Dharma Overground is an interesting site that deals with a concept near and dear to my heart: they aren’t concerned so much with the theological and theoretical framework as they are with the actual techniques that are used. This is something I’ve been saying for years- the practice of the religion is what is important, the actions and methods one takes, not the framework, which typically is somewhat outdated anyway.

This is why I think Catholic traditions trump Protestant traditions- there’s actually something that you do, as in the sacraments, instead of it just being a theoretical framework. The modern Gnostics have largely gotten this right- the theoretical framework in which Gnostics find themselves is a backdrop of sorts, a reference point, a context, but the emphasis is actually on the sacraments and contemplative prayer.

So, too, is this the case with Bernadette Roberts- she, much in the same way as I, wondered for a long time if she could even be Christian in whatever sense because of some of the terrible teachings of the Church. To this her father responded that the Church does not ask us to understand the faith, but to practice it- and that only by practicing it will we ever come to any insight of it.

Of course, there’s also the challenge to my Sufi sensibilities. I considered the paradigm differently the other night, and in that way I began to understand something about my own position in things. Instead of my particular spiritual path being something that is shoved together logically as equals, I looked at it as a group of expanding circles.

Imagine this: Sufism is my personal method, as per the Golden Sufi Center’s practices and codes of ethics. That is, I do the meditation of putting Love in the Heart, and I recite the dhikr. I love Sufi poetry and imagery, and of course I’ve lived love- I know what it means to be in Love, I know what it means to Long for someone, I know what it means to have a terrible need for something that isn’t there- the Heart Ache, in other words.

Now, imagine a larger circle around Sufism, and this circle is Christianity. Because I am not Muslim and did not grow up in a Muslim culture, my understanding of Sufism cannot be the same as the Muslim understanding of it. Some would argue that you must be a Muslim in order to be a Sufi, but I disagree, though this blog is not meant to tackle the issue. Sufism falls into the Christian context for me as its primary reference point. The understanding of a Longing for Christ, a Love for Christ, the Beauty of Christ, and so on, makes perfect sense to me, whereas this is more difficult for me to do conceptually with the Prophet Muhammed.

Now imagine an even larger circle that encompasses Christianity and Sufism both- this circle I would call Gnosticism. Gnosticism, of course, can be argued to be any number of things, but I mean to say that the basic orientation with which I understand Christianity is a Gnostic mode. One most directly experience God for salvation, in other words, and “God” here means something very different than the old-man-sitting-on-a-throne.
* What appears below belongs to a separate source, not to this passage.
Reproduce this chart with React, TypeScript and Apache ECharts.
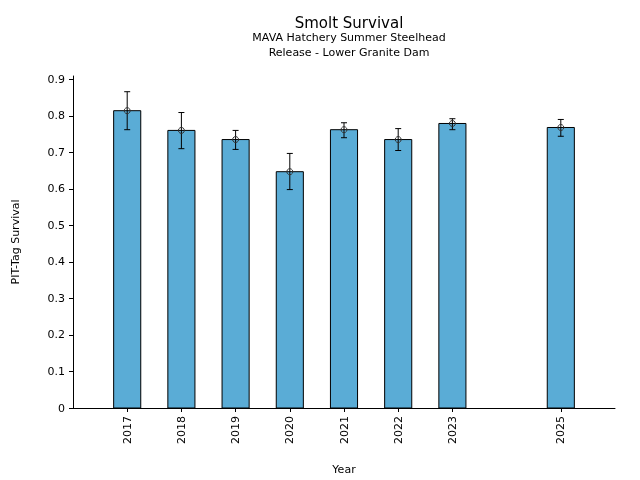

At this point, though, we’re working with an extremely abstract world view- the Gnostic world view entails a very basic understanding of the world for me, a very basic orientation that is far less defined than Christianity or Sufism, which have increasing specificity.
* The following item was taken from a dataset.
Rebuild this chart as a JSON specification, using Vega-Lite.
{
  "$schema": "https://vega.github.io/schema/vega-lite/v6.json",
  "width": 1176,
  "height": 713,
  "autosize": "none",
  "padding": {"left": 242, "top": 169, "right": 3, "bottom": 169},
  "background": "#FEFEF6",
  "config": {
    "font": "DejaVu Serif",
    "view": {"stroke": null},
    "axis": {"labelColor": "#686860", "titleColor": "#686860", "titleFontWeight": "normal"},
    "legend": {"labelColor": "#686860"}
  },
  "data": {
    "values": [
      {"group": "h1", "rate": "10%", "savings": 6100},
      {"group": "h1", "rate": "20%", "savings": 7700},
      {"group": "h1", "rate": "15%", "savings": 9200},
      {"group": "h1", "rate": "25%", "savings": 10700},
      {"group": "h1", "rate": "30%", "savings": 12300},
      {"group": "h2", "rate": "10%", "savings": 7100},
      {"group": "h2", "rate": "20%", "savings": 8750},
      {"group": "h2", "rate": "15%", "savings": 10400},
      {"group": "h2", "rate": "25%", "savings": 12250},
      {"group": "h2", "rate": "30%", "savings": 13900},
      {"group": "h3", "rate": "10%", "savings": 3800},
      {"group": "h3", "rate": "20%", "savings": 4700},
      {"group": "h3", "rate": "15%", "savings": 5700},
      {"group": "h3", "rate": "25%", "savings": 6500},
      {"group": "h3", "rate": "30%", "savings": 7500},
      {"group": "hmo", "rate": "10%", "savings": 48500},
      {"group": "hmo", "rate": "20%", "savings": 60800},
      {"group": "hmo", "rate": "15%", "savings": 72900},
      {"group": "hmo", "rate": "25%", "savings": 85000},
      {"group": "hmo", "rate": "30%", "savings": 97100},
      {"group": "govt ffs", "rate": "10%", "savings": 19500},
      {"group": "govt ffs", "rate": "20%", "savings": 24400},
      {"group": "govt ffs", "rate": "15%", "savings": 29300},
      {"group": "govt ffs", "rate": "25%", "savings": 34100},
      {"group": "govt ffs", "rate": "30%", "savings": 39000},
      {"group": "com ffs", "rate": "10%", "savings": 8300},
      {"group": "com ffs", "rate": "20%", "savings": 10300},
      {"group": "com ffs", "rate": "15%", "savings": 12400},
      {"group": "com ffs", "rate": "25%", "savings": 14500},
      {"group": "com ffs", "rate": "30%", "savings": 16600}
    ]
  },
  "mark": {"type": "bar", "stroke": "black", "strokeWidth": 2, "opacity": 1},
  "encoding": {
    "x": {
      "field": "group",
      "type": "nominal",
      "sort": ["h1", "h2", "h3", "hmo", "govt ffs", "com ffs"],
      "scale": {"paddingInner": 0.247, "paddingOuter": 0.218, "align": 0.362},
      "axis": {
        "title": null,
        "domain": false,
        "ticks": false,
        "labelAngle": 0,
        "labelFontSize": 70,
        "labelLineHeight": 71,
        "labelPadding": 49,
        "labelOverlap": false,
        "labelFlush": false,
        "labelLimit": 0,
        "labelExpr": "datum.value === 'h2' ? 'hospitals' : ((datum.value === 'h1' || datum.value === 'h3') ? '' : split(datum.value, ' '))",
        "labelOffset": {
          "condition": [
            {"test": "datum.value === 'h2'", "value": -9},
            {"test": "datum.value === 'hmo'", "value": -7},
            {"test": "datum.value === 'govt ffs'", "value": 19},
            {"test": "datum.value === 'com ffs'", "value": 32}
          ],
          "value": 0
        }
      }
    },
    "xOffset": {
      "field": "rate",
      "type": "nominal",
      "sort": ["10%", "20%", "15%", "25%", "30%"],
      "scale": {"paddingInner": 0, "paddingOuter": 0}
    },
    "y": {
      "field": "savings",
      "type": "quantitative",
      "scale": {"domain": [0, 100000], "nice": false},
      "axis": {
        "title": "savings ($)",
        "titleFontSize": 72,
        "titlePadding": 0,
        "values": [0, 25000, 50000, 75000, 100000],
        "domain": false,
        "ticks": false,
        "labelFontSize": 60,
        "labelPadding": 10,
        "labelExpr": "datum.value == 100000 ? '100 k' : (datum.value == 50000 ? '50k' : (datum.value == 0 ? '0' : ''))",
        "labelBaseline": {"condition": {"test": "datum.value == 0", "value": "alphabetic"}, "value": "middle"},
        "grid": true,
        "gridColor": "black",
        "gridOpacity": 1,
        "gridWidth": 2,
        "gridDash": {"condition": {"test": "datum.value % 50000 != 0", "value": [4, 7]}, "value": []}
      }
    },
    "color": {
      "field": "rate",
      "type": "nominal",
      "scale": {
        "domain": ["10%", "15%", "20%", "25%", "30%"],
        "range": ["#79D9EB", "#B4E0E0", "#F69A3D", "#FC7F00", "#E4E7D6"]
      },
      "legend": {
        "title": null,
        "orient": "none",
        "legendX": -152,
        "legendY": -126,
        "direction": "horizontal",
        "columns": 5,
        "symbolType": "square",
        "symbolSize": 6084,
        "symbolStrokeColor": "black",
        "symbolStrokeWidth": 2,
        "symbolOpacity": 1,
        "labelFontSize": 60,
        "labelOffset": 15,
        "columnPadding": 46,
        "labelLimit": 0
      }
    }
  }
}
If a circle existed around Gnosticism, it would then be “mysticism,” and there would be no argument here from anyone. I am certainly, with no doubt, a mystic when it comes to spirituality, and there’s no denying that.

But I also mean to explain that, in everyday life, my understanding is quite Sufic in nature. Christianity, Gnosticism, and Mysticism are less of a personal identification and more of a contextual categorization. The whole situation sounds more complex than it really is, because I don’t know that most people bother creating a tier of identity.

When you look into the eyes of someone who has seen the Beyond, you see thunder and lightning. I’ve seen this many times. There’s a “knowing” within that person, and it is absolutely terrifying and alluring all at the same time.

Also, enlightened people are not the sort of people you want to fuck with. Seriously.

Okay. I’m done rambling. I know this post is late in coming and isn’t entirely coherent, so please forgive me; my mind was in several places at once.